For larger Pn's you'd get greater compression. P11 has a modulus of
2310 and 480 residues. The 480 residues generate 480 possible primes
for each span of 2310 numbers. Thus, you would need only 480/8 = 60
bytes to represent the primes over each span of 2310. So you would
need only about 60*(N/2310) bytes of memory to store prime
representatives up to a value of N.

>I did not really understand why you called it the 'Ultimate' prime sieve.
>It will be faster to store precomputed boolean flags in a diskfile and
>read them with mmap. Of course, one would only do that when the prime
>setup time was limiting the run time of the actual code (?) or when the
>size of the array is larger than what can be conveniently allocated. Your
>code ALLOTs an array, which for common Forths limits the Sieve size to
>some 64 MByte (tiny compared to main memory or disk space).

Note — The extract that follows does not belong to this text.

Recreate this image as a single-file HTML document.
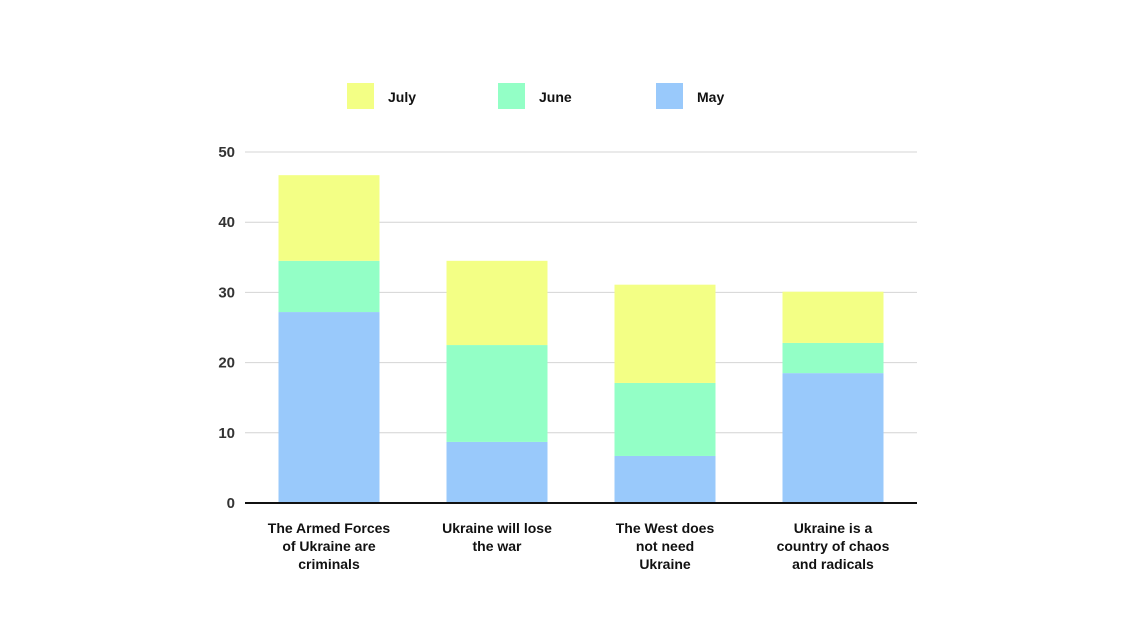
<!DOCTYPE html>
<html><head><meta charset="utf-8"><style>
body{margin:0;background:#fff;width:1132px;height:620px;overflow:hidden;font-family:"Liberation Sans",sans-serif}
</style></head><body>
<svg width="1132" height="620">
<g id="legend"></g>
<g id="grid"></g>
<g id="bars"></g>
<g id="axes"></g>
</svg>
<script>
const categories=[["The Armed Forces","of Ukraine are","criminals"],["Ukraine will lose","the war"],["The West does","not need","Ukraine"],["Ukraine is a","country of chaos","and radicals"]];
const mayValues=[27.2,8.7,6.7,18.5];
const juneValues=[7.3,13.8,10.4,4.3];
const julyValues=[12.2,12.0,14.0,7.3];
const yTicks=[0,10,20,30,40,50];
const seriesNames=["May","June","July"];
const colors={May:"#99c9fb",June:"#93ffc6",July:"#f3ff85"};
const NS="http://www.w3.org/2000/svg";
const x0=245,x1=917,y0=503,y50=152;
const y=v=>y0-(v/50)*(y0-y50);
const band=(x1-x0)/categories.length;
const bw=101;
function mk(tag,attrs,parent){const e=document.createElementNS(NS,tag);for(const k in attrs)e.setAttribute(k,attrs[k]);parent.appendChild(e);return e;}
const grid=document.getElementById('grid'),axes=document.getElementById('axes'),bars=document.getElementById('bars'),legend=document.getElementById('legend');
yTicks.forEach(t=>{
 if(t>0){const l=mk('line',{x1:x0,x2:x1,y1:y(t),y2:y(t),stroke:'#d4d4d4','stroke-width':1},grid);
 
 }
 const tx=mk('text',{x:235,y:y(t)+5,'text-anchor':'end','font-size':15,'font-weight':'bold',fill:'#333'},axes);
 tx.textContent=t;
 
 
});
const ax=mk('line',{x1:x0,x2:x1,y1:y0,y2:y0,stroke:'#111','stroke-width':2},axes);


const series={May:mayValues,June:juneValues,July:julyValues};
categories.forEach((c,i)=>{
 const cx=x0+band*(i+0.5);let base=0;
 seriesNames.forEach(s=>{const v=series[s][i];
  const r=mk('rect',{x:cx-bw/2,y:y(base+v),width:bw,height:y(base)-y(base+v),fill:colors[s]},bars);
  
  
  base+=v;});
 c.forEach((line,j)=>{const t=mk('text',{x:cx,y:533+j*18,'text-anchor':'middle','font-size':14,'font-weight':'bold',fill:'#111'},axes);
  t.textContent=line;
  
  });
});
const legItems=[["July",347],["June",498],["May",656]];
legItems.forEach(([n,lx])=>{
 const r=mk('rect',{x:lx,y:83,width:27,height:26,fill:colors[n]},legend);
 
 
 const t=mk('text',{x:lx+41,y:102,'font-size':14,'font-weight':'bold',fill:'#111'},legend);
 t.textContent=n;
 
 
});
</script>
</body></html>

The word "Ultimate" was an inside joke to myself, and a hyperbalistic
way to get people to scrutinize my math/methodology. As I said in my
paper, I started this because I was looking at ways to generate primes
to solve Project Euler problems. In my search for code I found ways to
do the Sieve of Eratosthenes, then the Sieve of Atkin, and wheel
sieves. So when I came up with my sieving
methodology (as compared to non-sieving approaches) I labeled it as
the "ultimate" prime sieve as a way of saying "here's another one" and
to draw attention to it. BUT, mathematically, the generators I've
identified, and the process to identify additional generators of my
form, CAN produce actual implementations that generate primes faster
than what now exists, especially when implemented in a parallel. So in
that sense they could be "ultimate" too.

>After these deliberations I tried to run your code. As the point (probably)
>is to compare the Sieve setup time of primesP3, primesP4 and primesP7,
>I came up with a test rig which sets the sieve to its maximum size (num
>and lndx), erases it, and then runs the words. To have a basic reference,

Thanks for benchmarking my code. I've found Forth restricts the use
of my method because I can't do really big arrays (gforth lets me have
an array up to about 8 million, other forths much lower). Other
languages let you get into the billions, and even trillions, for array
sizes much easier.

>I timed the way benchpin initializes its Sieve (453 ms). Furthermore,
>I tested the speed of your base word primz? which finds primes without
>using the sieve, and of the word primz2? which one would normally use
>to access the Sieve in practice as

As Albert has stated, benchpin isn't a sieve, and doesn't generate the
primes (though it can be modified to to so), it only counts them up to
N. primz? is a proof-of-concept implementation of a deterministic
primality tester I did to show how the reverse prime generation
methodology can be used to check numbers for primality. It is NOT the
fastest general purpose way to deterministically check for primality,
though it is deterministic.

FYI, here are the most current timings from someone who is
benchmarking my methods against the Sieve of Eratoshenes/Atkin. He's
using an overclocked 3.67 GHz Intel quadcore 9650 system, coding in C.
Times are in seconds.

Case nPrime7x nPrime7x nPrime7x
Atkin Zakiya Erat.

1 trillion 459.97 462.58 527.03

2 trillion 943.66 951.47 1065.09

3 trillion 1465.52 1496.38 1636.63

So, he's got the Sieve of Atkin and my P7 generator able to generate
all the primes up to N=1,000,000,000,000 (1 Trillion) in about 7 min,
40 secs. Impressive!!

>I hope I understood the point of your work correctly.

>-marcel

I hope this helps to explain my work more clearly. ;-)

Jabari

PS: Albert, I've run your benchpin.f code, as is, on 6 different
forths. For straight Linux, it runs on gforth, pfe, and kforth, and
using wine on Linux, it runs on Swiftforth, MPE, and Win32Forth.